Imperial Hobby Productions
1/700 USS Montana BB-67 1941/43 Fit

Reviewed by Sean Hert

The Montana class were designed for the US Navy as a classic slow battleship counterpart to the Iowa class fast battleships. They would have had larger, different hulls from the Iowas, with extra length and width to accommodate an extra triple 16" turret, heavier armor and a better anti-torpedo protection system. A lower speed of 27kts was accepted as the Montanas were intended for the battle line, whereas the Iowas were intended as carrier escorts. They would have displaced 56,000 tons empty and measured 925' in length. Five Montanas- Montana, Ohio, Maine, New Hampshire and Louisiana (BB 67-71 respectively) were planned, but all were cancelled in 1943 in favor of more aircraft carriers. Interestingly, their greater beam would have prevented them from using the Panama Canal, and a planned set of new 140ft wide locks was also cancelled with the battleships.

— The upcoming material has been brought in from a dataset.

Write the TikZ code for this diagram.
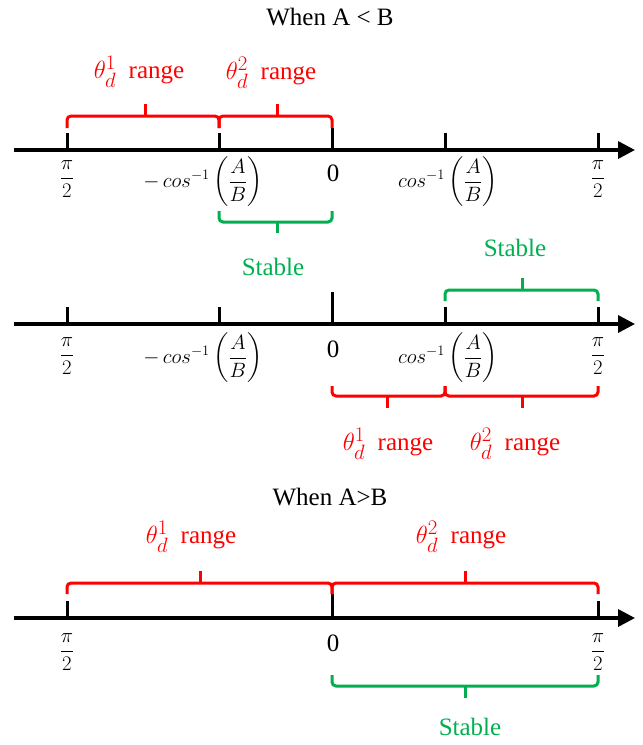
\documentclass[tikz,border=0pt]{standalone}
\usepackage{amsmath}
\usepackage{fontspec}
\setmainfont{Liberation Serif}
\usetikzlibrary{arrows.meta}
\definecolor{myred}{HTML}{FF0000}
\definecolor{mygreen}{HTML}{00B050}
\newcommand{\thd}[1]{{\fontsize{28}{30}\selectfont$\theta_d^{#1}$}}
\begin{document}
\begin{tikzpicture}[x=1pt,y=-1pt,
  font=\fontsize{25}{30}\selectfont,
  axisline/.style={line width=3.5pt, -{Triangle[length=17pt,width=17pt]}},
  tickline/.style={line width=3pt},
  bracel/.style={line width=3pt, rounded corners=4pt},
  lbl/.style={inner sep=0pt, anchor=center},
  mlbl/.style={inner sep=0pt, anchor=center, font=\fontsize{22}{26}\selectfont},
  rlbl/.style={inner sep=0pt, anchor=center, text=myred},
  glbl/.style={inner sep=0pt, anchor=center, text=mygreen}]
\useasboundingbox (0,0) rectangle (643,745);

% ---------- titles
\node[lbl] (title1) at (330,17) {When A < B};
\node[lbl] (title2) at (330,497) {When A>B};

% ---------- axis 1
\coordinate (L1) at (14,150);
\coordinate (R1) at (635,150);
\draw[axisline] (L1) -- (R1);
\coordinate (a1) at (67,150);
\coordinate (b1) at (219,150);
\coordinate (c1) at (332,150);
\coordinate (d1) at (445,150);
\coordinate (e1) at (598,150);
\foreach \p in {a1,b1,d1,e1} \draw[tickline] (\p) -- ++(0,-17);
\draw[tickline] (c1) -- ++(0,-22);
\node[mlbl] (pa1) at (67,179) {$\dfrac{\pi}{2}$};
\node[mlbl] (pb1) at (203,182) {$-\,cos^{-1}\left(\dfrac{A}{B}\right)$};
\node[lbl] (pc1) at (333,173) {0};
\node[mlbl] (pd1) at (448,182) {$cos^{-1}\left(\dfrac{A}{B}\right)$};
\node[mlbl] (pe1) at (598,179) {$\dfrac{\pi}{2}$};
% red brackets above
\draw[bracel,myred] (67,128) -- (67,116) -- (219,116) -- (219,128);
\draw[bracel,myred] (219,128) -- (219,116) -- (332,116) -- (332,128);
\draw[bracel,myred] (145,117) -- (145,104);
\draw[bracel,myred] (277,117) -- (277,104);
\node[rlbl] (r11) at (139,72) {\thd{1}~~range};
\node[rlbl] (r12) at (271,73) {\thd{2}~~range};
% green bracket below
\draw[bracel,mygreen] (219,211) -- (219,222) -- (332,222) -- (332,211);
\draw[bracel,mygreen] (277,221) -- (277,233);
\node[glbl] (s1) at (273,267) {Stable};

% ---------- axis 2
\coordinate (L2) at (14,324);
\coordinate (R2) at (635,324);
\draw[axisline] (L2) -- (R2);
\coordinate (a2) at (67,324);
\coordinate (b2) at (219,324);
\coordinate (c2) at (332,324);
\coordinate (d2) at (445,324);
\coordinate (e2) at (598,324);
\foreach \p in {a2,b2,d2,e2} \draw[tickline] (\p) -- ++(0,-17);
\draw[tickline] (c2) -- ++(0,-32);
\node[mlbl] (pa2) at (67,356) {$\dfrac{\pi}{2}$};
\node[mlbl] (pb2) at (203,358) {$-\,cos^{-1}\left(\dfrac{A}{B}\right)$};
\node[lbl] (pc2) at (333,349) {0};
\node[mlbl] (pd2) at (448,358) {$cos^{-1}\left(\dfrac{A}{B}\right)$};
\node[mlbl] (pe2) at (598,356) {$\dfrac{\pi}{2}$};
% green bracket above
\draw[bracel,mygreen] (445,301) -- (445,290) -- (598,290) -- (598,301);
\draw[bracel,mygreen] (522,291) -- (522,278);
\node[glbl] (s2) at (515,248) {Stable};
% red brackets below
\draw[bracel,myred] (332,386) -- (332,396) -- (445,396) -- (445,386);
\draw[bracel,myred] (445,386) -- (445,396) -- (598,396) -- (598,386);
\draw[bracel,myred] (387,395) -- (387,408);
\draw[bracel,myred] (522,395) -- (522,408);
\node[rlbl] (r21) at (388,444) {\thd{1}~~range};
\node[rlbl] (r22) at (515,444) {\thd{2}~~range};

% ---------- axis 3
\coordinate (L3) at (14,618);
\coordinate (R3) at (635,618);
\draw[axisline] (L3) -- (R3);
\coordinate (a3) at (67,618);
\coordinate (c3) at (332,618);
\coordinate (e3) at (598,618);
\foreach \p in {a3,e3} \draw[tickline] (\p) -- ++(0,-17);
\draw[tickline] (c3) -- ++(0,-24);
\node[mlbl] (pa3) at (67,652) {$\dfrac{\pi}{2}$};
\node[lbl] (pc3) at (333,643) {0};
\node[mlbl] (pe3) at (598,652) {$\dfrac{\pi}{2}$};
% red brackets above
\draw[bracel,myred] (67,594) -- (67,583) -- (332,583) -- (332,594);
\draw[bracel,myred] (332,594) -- (332,583) -- (598,583) -- (598,594);
\draw[bracel,myred] (200,584) -- (200,571);
\draw[bracel,myred] (465,584) -- (465,571);
\node[rlbl] (r31) at (191,537) {\thd{1}~~range};
\node[rlbl] (r32) at (461,537) {\thd{2}~~range};
% green bracket below
\draw[bracel,mygreen] (332,675) -- (332,686) -- (598,686) -- (598,675);
\draw[bracel,mygreen] (465,685) -- (465,698);
\node[glbl] (s3) at (470,727) {Stable};
\end{tikzpicture}
\end{document}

IHP has released a waterline resin kit of USS Montana BB-67, based on the final design characteristics of June 1942. The kit includes extra anti-aircraft guns and radars to adjust the fit to projected estimates later in the war.


The waterlined hull is cast as one single piece, with most of the superstructure and deck fittings molded in place, with the top of the armor belt showing above the waterline. The hull is flat, with no hogging or bowing. There is slight tissue flash around the edge of the hull, which itself has a slight texture molded in. There are a few spots of flash from what appears to be mold damage along the edge of the deck, which should prove to be little challenge to most modelers.

The decks have wood planking molded in, bollards, chocks and many of the waterproof deck vents. The mold on 01 level as indicators for placing the superstructure parts later in the build- a feature I like on resin kits.

This hull measures out to a waterline length of 15.25", with a 2.16" beam. This is spot on for length, and about .1" too wide.


The resin parts for Montana are packaged in a four plastic bags. These resin parts are either cast on wafers or on a thickish sprue, out of grey resin. These parts are all crisp and detailed, but there are a few scattered casting flaws; an air bubble here, or incompletely cast part there.

The first of these bags contains the multiple 20mm galleries for the main deck and superstructure, the main bridge and armored citadel, the Mk38 main directors and the forward stack.

This next bag has the 12 16"/50 gun barrels, 40 40mm gun tubs, cranes and aircraft catapults. The gun barrels are cast with the blast bag bloomers in place. Each of the gun tubs has a nicely textured floor, and well-shaped splinter shields.

The third bag of parts is larger than the rest, holding more superstructure parts and the second stack, as well as the main battery turrets and the 5"/54 gunhouses. The main turrets have rivet detail molded on the roof of each. The detail is somewhat inconsistent; it is sharper and more defined on some turrets than others. The twin 5"/54 gunhouses appear to be normal 5"/38 gunhouses; I am unsure if the twin 5"/54 mount ever reached final design, and if it did, did it differed greatly from the 5"/38.

The final bag of parts is full of the smaller detail bits needed to fill out the rest of the model. Rows and rows of quad 40mm Bofors guns and bases, life rafts, AA directors, searchlights, 20mm Oerlikons, radars, anchors and paravanes. Many of these parts appear to be copies from Tamiya Missouri kit.


Montana has a few metal parts; the 5"/54 gun barrels and the parts to build 2 SC-1 Seahawk floatplanes.


There are no photoetch frets included in this kit; IHP has a few Tom's Modelworks USN WW2 BB PE sets available.


There are no brass barrels included, but there are a limited supply of 16" brass gun barrels available from IHP.


There are no decals included with this kit.


Montana includes 4 pages of drawn instructions. The first page covers the history of Montana, a symbol legend and a parts list with illustration. There are 10 multi-part steps to building this kit. Each step has a hand-drawn, isometric styled image to show assembly.


This kit from IHP should be a fun build, and another dream come true for the "Whiffer" (What-If-Er) crowd. While some parts may have some small defects, IHP includes plenty of spares to cover losses do to shipping or miscasts. IHP has never shied away from catering to the interests of this sector of the ship building market, and this latest kit is a great addition to that pedigree.

Montana has a list price of $155.00 USD, and is available direct from Imperial Hobby Productions, as well as some of our sponsors. This initial production run has already sold out at IHP, but might be available through some retailers. Our thanks to IHP for this review sample.